4 of 262 comments (clear)

  1. Re:RIM Has Itself to Blame by Anonymous Coward · · Score: 5, Insightful

    Except the idea behind patents is to protect innovation. I'm sure you've thought of a good number of things that would be great if patented, researched and marketed. The problem here is the researching and marketing. NTP has no product.

    The blackberry is running on top of 18 million lines of code. How much code did NTP write? The blackberry is a physical piece of hardware I can hold. What can I buy from NTP with the same functionality?

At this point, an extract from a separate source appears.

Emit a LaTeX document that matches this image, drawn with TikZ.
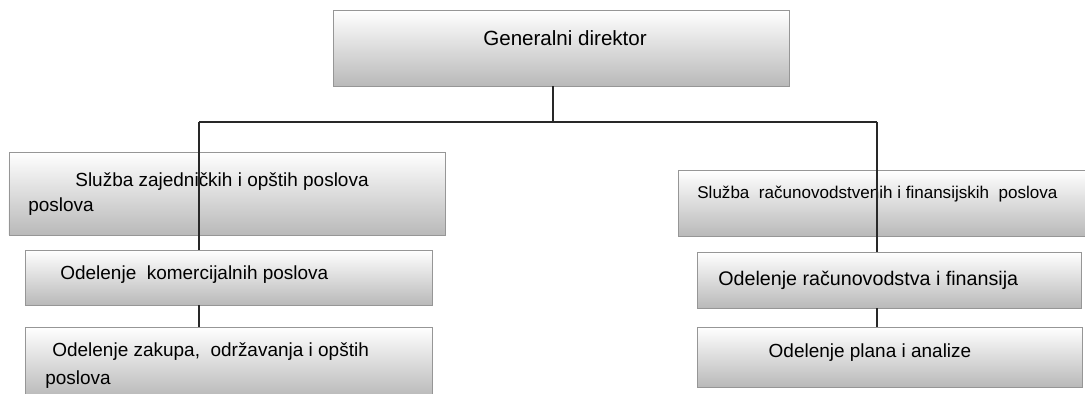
\documentclass[tikz,border=0pt]{standalone}
\usepackage{fontspec}
\setmainfont{Liberation Sans}
\definecolor{boxline}{RGB}{150, 150, 150}
\definecolor{boxgrey}{RGB}{185, 185, 185}
\definecolor{wire}{RGB}{40, 40, 40}
\tikzset{
  orgbox/.style={draw=boxline, top color=white, middle color=white, bottom color=boxgrey, inner sep=0pt},
  lbl/.style={anchor=west, inner sep=0pt, font=\fontsize{10.8}{13}\selectfont},
  wireline/.style={draw=wire, line width=0.8pt}
}
\begin{document}
\begin{tikzpicture}
        \useasboundingbox (0,0) rectangle (21.70,7.88);
        % boxes
        \node[orgbox, minimum width=9.12cm, minimum height=1.52cm] (gd) at (11.22,6.92) {};
        \node[orgbox, minimum width=8.72cm, minimum height=1.66cm] (sluzbaL) at (4.54,4.01) {};
        \node[orgbox, minimum width=8.24cm, minimum height=1.32cm] (sluzbaR) at (17.68,3.82) {};
        \node[orgbox, minimum width=8.14cm, minimum height=1.10cm] (komerc) at (4.57,2.33) {};
        \node[orgbox, minimum width=8.14cm, minimum height=1.40cm] (zakup) at (4.57,0.64) {};
        \node[orgbox, minimum width=7.68cm, minimum height=1.12cm] (racun) at (17.78,2.28) {};
        \node[orgbox, minimum width=7.70cm, minimum height=1.20cm] (plan) at (17.79,0.74) {};
        % texts
        \node[lbl, font=\fontsize{11.7}{14}\selectfont] (gdText) at (9.66,7.12) {Generalni direktor};
        \node[lbl] (sluzbaLText) at (1.50,4.24) {Služba zajedničkih i opštih poslova};
        \node[lbl] (sluzbaLMore) at (0.56,3.74) {poslova};
        \node[lbl, font=\fontsize{9.7}{12}\selectfont] (sluzbaRText) at (13.94,4.00) {Služba\ \ računovodstvenih i finansijskih\ \ poslova};
        \node[lbl] (komercText) at (1.20,2.38) {Odelenje\ \ komercijalnih poslova};
        \node[lbl] (zakupText) at (1.04,0.84) {Odelenje zakupa,\ \ održavanja i opštih};
        \node[lbl] (zakupMore) at (0.90,0.28) {poslova};
        \node[lbl, font=\fontsize{11.2}{13}\selectfont] (racunText) at (14.36,2.28) {Odelenje računovodstva i finansija};
        \node[lbl, anchor=center] (planText) at (17.40,0.82) {Odelenje plana i analize};
        % connectors
        \coordinate (fork) at (11.06,5.44);
        \coordinate (leftDrop) at (3.98,5.44);
        \coordinate (rightDrop) at (17.54,5.44);
        \draw[wireline] (fork |- gd.south) -- (fork);
        \draw[wireline] (leftDrop) -- (rightDrop);
        \draw[wireline] (rightDrop) -- (rightDrop |- sluzbaR.north);
        \draw[wireline] (leftDrop) -- (leftDrop |- komerc.north);
        \draw[wireline] (leftDrop |- komerc.south) -- (leftDrop |- zakup.north);
        \draw[wireline] (rightDrop |- sluzbaR.north) -- (rightDrop |- racun.north);
        \draw[wireline] (rightDrop |- racun.south) -- (rightDrop |- plan.north);
\end{tikzpicture}
\end{document}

    NTP put in exactly zero work in their patent. Someone had a good idea, patented it, and then sat on it, waiting for someone else to actually MAKE IT WORK. That is not, or at least should not, be the foundation of the patent system. At this point there's plenty of options...save the patent so it can be researched while protected, I'd tentativly agree with that, maybe a 4 year limit and at least show some progress. (In NTP's case, they could've had a 15 year limit and not make product). Only issue a patent when there's a tangible device to go along with it, that's ideal.

    I suppose, though, that they do have the patent, so they should get some recourse. I imagine that the best way would be to have RIM pick up NTP's R&D costs which amount to... the cost of filing a patent.

    Seriously though, should I be able to file a patent for warp drive and just sit on it until someone actually does the grunt work and makes it...and then sue them back to the stone age? If you can answer yes to that without flinching...I fear for the fate of this nation.

  2. Re:Glad this wasn't settled out of court by Nato_Uno · · Score: 5, Insightful

    Ironic, isn't it, that the patent system is becoming increasingly burdensome for exactly the people the system was originally intended to protect (the "small guy"). The cost of acquiring a patent is on the order thousands of dollars ($5,000 - $10,000, depending on your lawyer), which you have to be willing to spend without knowing if the patent which you receive actually has any value. It may be invalidated later (being granted is *not* a good measure of whether or not prior art exists) or simply not be useful.

    More damagingly, though, a patent is useless if it can't be defended and defending one's patents is becoming horrifically expensive to the point that the winner is most likely to be the "big guy", and the "small guy" loses out.

    --

    Have fun,

    Nathan 'Nato' Uno
    http://web.unos.net/
  3. Comment removed by account_deleted · · Score: 5, Insightful

    Comment removed based on user account deletion

  4. Re:Glad this wasn't settled out of court by MKalus · · Score: 5, Insightful
    The moral of this story is simple: don't lie in court.


    Ummmmm no, the moral is: "Don't get caught".